> What you should do
Locate the lines where "this" occurs and copy them as they stand.

> Input data

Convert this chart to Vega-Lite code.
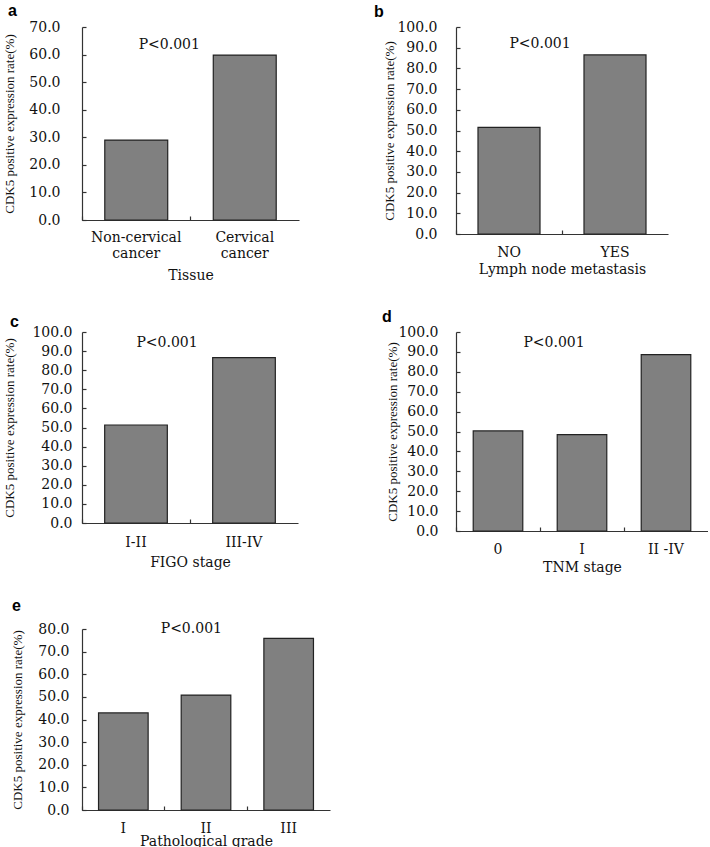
{
  "$schema": "https://vega.github.io/schema/vega-lite/v6.json",
  "padding": {"left": 3, "top": 3, "right": 0, "bottom": 0},
  "background": "white",
  "columns": 2,
  "bounds": "flush",
  "spacing": {"row": 98, "column": 126},
  "config": {
    "view": {"stroke": null},
    "axis": {
      "grid": false,
      "labelOverlap": false,
      "domainColor": "#333333",
      "domainWidth": 1.2,
      "tickColor": "#333333",
      "tickWidth": 1.2,
      "labelColor": "#111111",
      "titleColor": "#111111",
      "labelFont": "DejaVu Serif",
      "titleFont": "DejaVu Serif",
      "titleFontWeight": "normal"
    },
    "axisY": {
      "tickSize": -4,
      "labelFontSize": 14,
      "format": ".1f",
      "titleFont": "Liberation Serif",
      "titleFontSize": 13
    },
    "axisX": {
      "tickSize": -4,
      "bandPosition": 0,
      "labelAngle": 0,
      "labelFontSize": 14,
      "titleFontSize": 14,
      "labelLineHeight": 16
    },
    "title": {"font": "Liberation Sans", "fontSize": 16, "fontWeight": "bold", "anchor": "start", "frame": "group", "color": "#000000"},
    "bar": {"fill": "#808080", "stroke": "#222222", "strokeWidth": 1.2}
  },
  "concat": [
    {
      "title": {"text": "a", "dx": -74, "offset": 1},
      "width": 217, "height": 193,
      "data": {"values": [
        {"Tissue": "Non-cervical cancer", "rate": 29.0},
        {"Tissue": "Cervical cancer", "rate": 59.8}
      ]},
      "layer": [
        {
          "mark": {"type": "bar", "width": {"band": 0.58}},
          "encoding": {
            "x": {"field": "Tissue", "type": "nominal", "sort": null, "scale": {"paddingInner": 0, "paddingOuter": 0},
                  "axis": {"labelPadding": 14, "titlePadding": 8, "labelExpr": "split(datum.label, ' ')"}},
            "y": {"field": "rate", "type": "quantitative", "scale": {"domain": [0, 70]}, "title": "CDK5 positive expression rate(%)",
                  "axis": {"values": [0, 10, 20, 30, 40, 50, 60, 70], "labelOverlap": false, "labelPadding": 26, "titlePadding": 12}}
          }
        },
        {
          "data": {"values": [{"note": "P<0.001"}]},
          "mark": {"type": "text", "dx": 33, "font": "DejaVu Serif", "fontSize": 14, "fontWeight": "normal", "color": "#111111", "baseline": "middle", "align": "center"},
          "encoding": {
            "x": {"datum": "Non-cervical cancer", "type": "nominal"},
            "y": {"datum": 63.5, "type": "quantitative", "title": "CDK5 positive expression rate(%)",
                  "axis": {"values": [0, 10, 20, 30, 40, 50, 60, 70], "labelOverlap": false, "labelPadding": 26, "titlePadding": 12}},
            "text": {"field": "note"}
          }
        }
      ]
    },
    {
      "title": {"text": "b", "dx": -82, "offset": 0},
      "width": 212, "height": 207,
      "data": {"values": [
        {"Lymph node metastasis": "NO", "rate": 51.5},
        {"Lymph node metastasis": "YES", "rate": 86.5}
      ]},
      "layer": [
        {
          "mark": {"type": "bar", "width": {"band": 0.585}},
          "encoding": {
            "x": {"field": "Lymph node metastasis", "type": "nominal", "sort": null, "scale": {"paddingInner": 0, "paddingOuter": 0},
                  "axis": {"labelPadding": 15, "titlePadding": 3}},
            "y": {"field": "rate", "type": "quantitative", "scale": {"domain": [0, 100]}, "title": "CDK5 positive expression rate(%)",
                  "axis": {"values": [0, 10, 20, 30, 40, 50, 60, 70, 80, 90, 100], "labelOverlap": false, "labelPadding": 23, "titlePadding": 0}}
          }
        },
        {
          "data": {"values": [{"note": "P<0.001"}]},
          "mark": {"type": "text", "dx": 31, "font": "DejaVu Serif", "fontSize": 14, "fontWeight": "normal", "color": "#111111", "baseline": "middle", "align": "center"},
          "encoding": {
            "x": {"datum": "NO", "type": "nominal"},
            "y": {"datum": 91.8, "type": "quantitative", "title": "CDK5 positive expression rate(%)",
                  "axis": {"values": [0, 10, 20, 30, 40, 50, 60, 70, 80, 90, 100], "labelOverlap": false, "labelPadding": 23, "titlePadding": 0}},
            "text": {"field": "note"}
          }
        }
      ]
    },
    {
      "title": {"text": "c", "dx": -72, "offset": -5},
      "width": 216, "height": 191,
      "data": {"values": [
        {"FIGO stage": "I-II", "rate": 51.3},
        {"FIGO stage": "III-IV", "rate": 86.6}
      ]},
      "layer": [
        {
          "mark": {"type": "bar", "width": {"band": 0.58}},
          "encoding": {
            "x": {"field": "FIGO stage", "type": "nominal", "sort": null, "scale": {"paddingInner": 0, "paddingOuter": 0},
                  "axis": {"labelPadding": 16, "titlePadding": 6}},
            "y": {"field": "rate", "type": "quantitative", "scale": {"domain": [0, 100]}, "title": "CDK5 positive expression rate(%)",
                  "axis": {"values": [0, 10, 20, 30, 40, 50, 60, 70, 80, 90, 100], "labelOverlap": false, "labelPadding": 14, "titlePadding": 15}}
          }
        },
        {
          "data": {"values": [{"note": "P<0.001"}]},
          "mark": {"type": "text", "dx": 31, "font": "DejaVu Serif", "fontSize": 14, "fontWeight": "normal", "color": "#111111", "baseline": "middle", "align": "center"},
          "encoding": {
            "x": {"datum": "I-II", "type": "nominal"},
            "y": {"datum": 94.5, "type": "quantitative", "title": "CDK5 positive expression rate(%)",
                  "axis": {"values": [0, 10, 20, 30, 40, 50, 60, 70, 80, 90, 100], "labelOverlap": false, "labelPadding": 14, "titlePadding": 15}},
            "text": {"field": "note"}
          }
        }
      ]
    },
    {
      "title": {"text": "d", "dx": -74, "offset": 0},
      "width": 252, "height": 199,
      "data": {"values": [
        {"TNM stage": "0", "rate": 50.3},
        {"TNM stage": "I", "rate": 48.4},
        {"TNM stage": "II -IV", "rate": 88.6}
      ]},
      "layer": [
        {
          "mark": {"type": "bar", "width": {"band": 0.59}},
          "encoding": {
            "x": {"field": "TNM stage", "type": "nominal", "sort": null, "scale": {"paddingInner": 0, "paddingOuter": 0},
                  "axis": {"labelPadding": 15, "titlePadding": 4}},
            "y": {"field": "rate", "type": "quantitative", "scale": {"domain": [0, 100]}, "title": "CDK5 positive expression rate(%)",
                  "axis": {"values": [0, 10, 20, 30, 40, 50, 60, 70, 80, 90, 100], "labelOverlap": false, "labelPadding": 22, "titlePadding": -2}}
          }
        },
        {
          "data": {"values": [{"note": "P<0.001"}]},
          "mark": {"type": "text", "dx": 56, "font": "DejaVu Serif", "fontSize": 14, "fontWeight": "normal", "color": "#111111", "baseline": "middle", "align": "center"},
          "encoding": {
            "x": {"datum": "0", "type": "nominal"},
            "y": {"datum": 94.5, "type": "quantitative", "title": "CDK5 positive expression rate(%)",
                  "axis": {"values": [0, 10, 20, 30, 40, 50, 60, 70, 80, 90, 100], "labelOverlap": false, "labelPadding": 22, "titlePadding": -2}},
            "text": {"field": "note"}
          }
        }
      ]
    },
    {
      "title": {"text": "e", "dx": -70, "offset": 8},
      "width": 248, "height": 181,
      "data": {"values": [
        {"Pathological grade": "I", "rate": 42.9},
        {"Pathological grade": "II", "rate": 50.8},
        {"Pathological grade": "III", "rate": 75.9}
      ]},
      "layer": [
        {
          "mark": {"type": "bar", "width": {"band": 0.6}},
          "encoding": {
            "x": {"field": "Pathological grade", "type": "nominal", "sort": null, "scale": {"paddingInner": 0, "paddingOuter": 0},
                  "axis": {"labelPadding": 15, "titlePadding": -1}},
            "y": {"field": "rate", "type": "quantitative", "scale": {"domain": [0, 80]}, "title": "CDK5 positive expression rate(%)",
                  "axis": {"values": [0, 10, 20, 30, 40, 50, 60, 70, 80], "labelOverlap": false, "labelPadding": 17, "titlePadding": 13}}
          }
        },
        {
          "data": {"values": [{"note": "P<0.001"}]},
          "mark": {"type": "text", "dx": 68, "font": "DejaVu Serif", "fontSize": 14, "fontWeight": "normal", "color": "#111111", "baseline": "middle", "align": "center"},
          "encoding": {
            "x": {"datum": "I", "type": "nominal"},
            "y": {"datum": 80, "type": "quantitative", "title": "CDK5 positive expression rate(%)",
                  "axis": {"values": [0, 10, 20, 30, 40, 50, 60, 70, 80], "labelOverlap": false, "labelPadding": 17, "titlePadding": 13}},
            "text": {"field": "note"}
          }
        }
      ]
    }
  ]
}
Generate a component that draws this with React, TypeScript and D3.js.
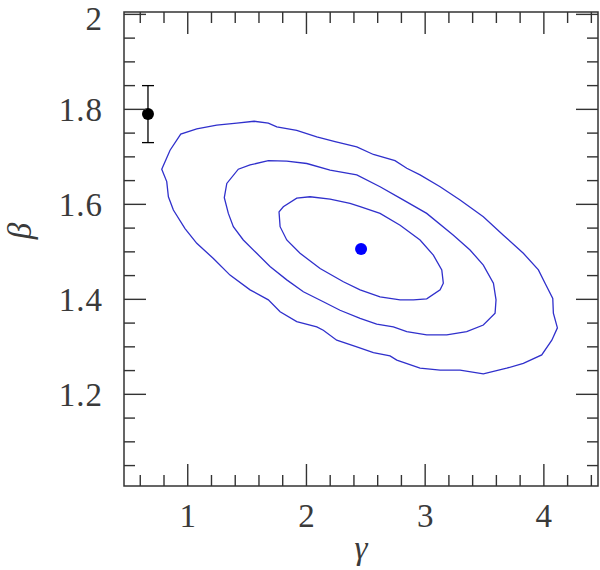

> Reply
Convert this chart to Vega-Lite code.
Generate a component that draws this with React, TypeScript and D3.js.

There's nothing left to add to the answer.